Because the statute's prudent person standard is an objective one, the Court's inquiry into whether the duty was breached focuses “on the process by which [the fiduciary] makes its decisions rather than the results of those decisions.” A plaintiff may survive a motion to dismiss by alleging facts that directly address the process by which the fiduciary manages a plan, or circumstantial factual allegations that lead the court to “reasonably ‘infer from what is alleged that the process was flawed.'” A plaintiff alleging a claim of an imprudent or disloyal process through circumstantial factual allegations cannot avoid a motion to dismiss by simply alleging that better or cheaper investment opportunities were available at the time of the relevant decisions. Rather, the plaintiff must allege facts that lead to the reasonable inference that a prudent fiduciary in like circumstances would have acted differently.

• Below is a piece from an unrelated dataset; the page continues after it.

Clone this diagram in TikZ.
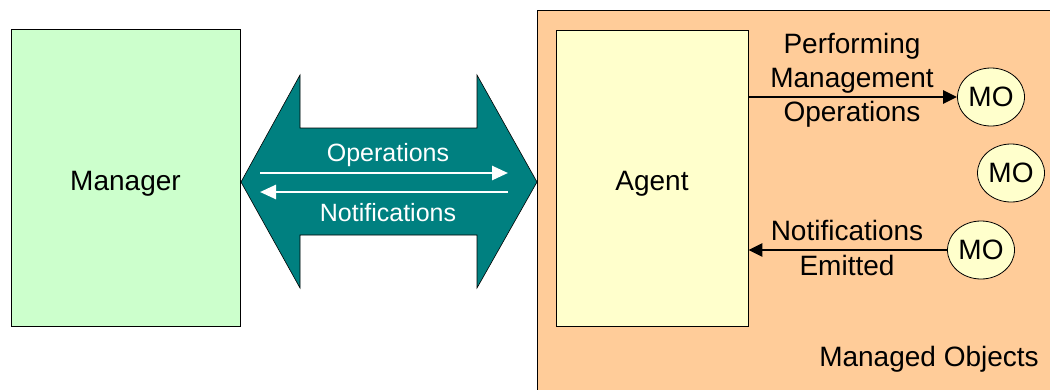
\documentclass[tikz,border=0pt]{standalone}
\usepackage{fontspec}
\setmainfont{Liberation Sans}
\usetikzlibrary{arrows.meta,shapes.geometric}
\definecolor{mgrgreen}{HTML}{CCFFCC}
\definecolor{moorange}{HTML}{FFCC99}
\definecolor{agentyellow}{HTML}{FFFFCC}
\definecolor{teal}{HTML}{008080}
\tikzset{
  box/.style={draw=black, line width=0.8pt, inner sep=0pt},
  lbl/.style={font=\fontsize{28}{33}\selectfont, text=black, inner sep=0pt},
  mo/.style={draw=black, line width=0.8pt, ellipse, fill=agentyellow, minimum width=67pt, minimum height=58pt, inner sep=0pt, font=\fontsize{28}{33}\selectfont},
  blk/.style={line width=2.6pt, -{Triangle[length=14pt,width=13pt]}},
  wht/.style={draw=white, line width=2.6pt, -{Triangle[length=16pt,width=14pt]}},
  wlbl/.style={font=\fontsize{25}{30}\selectfont, text=white, inner sep=0pt},
}
\begin{document}
\begin{tikzpicture}[x=1pt,y=-1pt]
\useasboundingbox (0,0) rectangle (1050,389);
% Managed objects area
\draw[box, fill=moorange] (537,10) rectangle (1060,400);
\node[lbl, anchor=base] (mobj) at (929,366) {Managed Objects};
% Manager
\node[box, fill=mgrgreen, minimum width=229pt, minimum height=297pt] (mgr) at (125.5,177.5) {};
\node[lbl, anchor=base] at (mgr.center |- 0,190) {Manager};
% Agent
\node[box, fill=agentyellow, minimum width=192pt, minimum height=296pt] (agent) at (652,178) {};
\node[lbl, anchor=base] at (agent.center |- 0,190) {Agent};
% big double arrow
\draw[black, line width=0.6pt, fill=teal]
  (241,182) -- (300,75) -- (300,128) -- (477,128) -- (477,75) -- (537,182)
  -- (477,288) -- (477,235) -- (300,235) -- (300,288) -- cycle;
\coordinate (opl) at (260,173);
\coordinate (opr) at (508,173);
\coordinate (nol) at (260,192);
\coordinate (nor) at (508,192);
\draw[wht] (opl) -- (opr);
\draw[wht] (nor) -- (nol);
\node[wlbl, anchor=base] (optxt) at (388,161) {Operations};
\node[wlbl, anchor=base] (notxt) at (388,221) {Notifications};
% MOs
\node[mo] (mo1) at (991,97) {MO};
\node[mo] (mo2) at (1011,173) {MO};
\node[mo] (mo3) at (981,250) {MO};
\draw[blk] (mo1 -| agent.east) -- (mo1.west);
\draw[blk] (mo3.west) -- (mo3 -| agent.east);
% labels
\node[lbl, anchor=base] at (852,53) {Performing};
\node[lbl, anchor=base] at (852,87) {Management};
\node[lbl, anchor=base] at (852,121) {Operations};
\node[lbl, anchor=base] at (847,240) {Notifications};
\node[lbl, anchor=base] at (847,275) {Emitted};
\end{tikzpicture}
\end{document}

Plaintiff concedes she does not directly allege facts regarding Defendants' process, but she argues she alleges a plausible process-based claim premised on circumstantial factual allegations. She contends that in addition to selecting funds with excessive fees and under performing returns, Defendants also included duplicative WR and Ivy funds in the Plan and used Plan assets to seed new WR-affiliated investment products. Taken together, Plaintiff argues, these allegations state a plausible claim of breach of Defendants' fiduciary duties.
Defendants contend that Plaintiff's fiduciary breach claim, which they argue amounts to a claim of excessive fees and under performance, fails to state a claim. They argue that Plaintiff cannot support her claim simply by alleging that the management fees associated with funds Defendants selected were higher than those of other funds, or that the Plan funds underperformed other funds in the marketplace. Defendants cite Meiners v. Wells Fargo & Co.,  in which the court held that the plaintiff's fiduciary breach claim, premised on allegations that the 401(k) plan invested in twelve proprietary funds with excessive fees, “merely allege[d] that [the defendant] failed to invest in the cheapest fund available.” Without pleading “something more, ” such as allegations that the fees were excessive as compared to the average cost of similar sized plans or that the fees were higher than the median fees for comparable funds, the court explained that the plaintiff's claim was not plausible. Although the plaintiff alleged that two non-proprietary funds were less expensive than the proprietary funds included in the plan, the court found that “[n]othing in the complaint suggests that the [two] funds are reliable comparators, offer similar services, or are of similar size, nor does it contain facts showing that the Wells Fargo funds are more expensive when compared to the market as a whole.” Accordingly, the court dismissed the plaintiff's claim.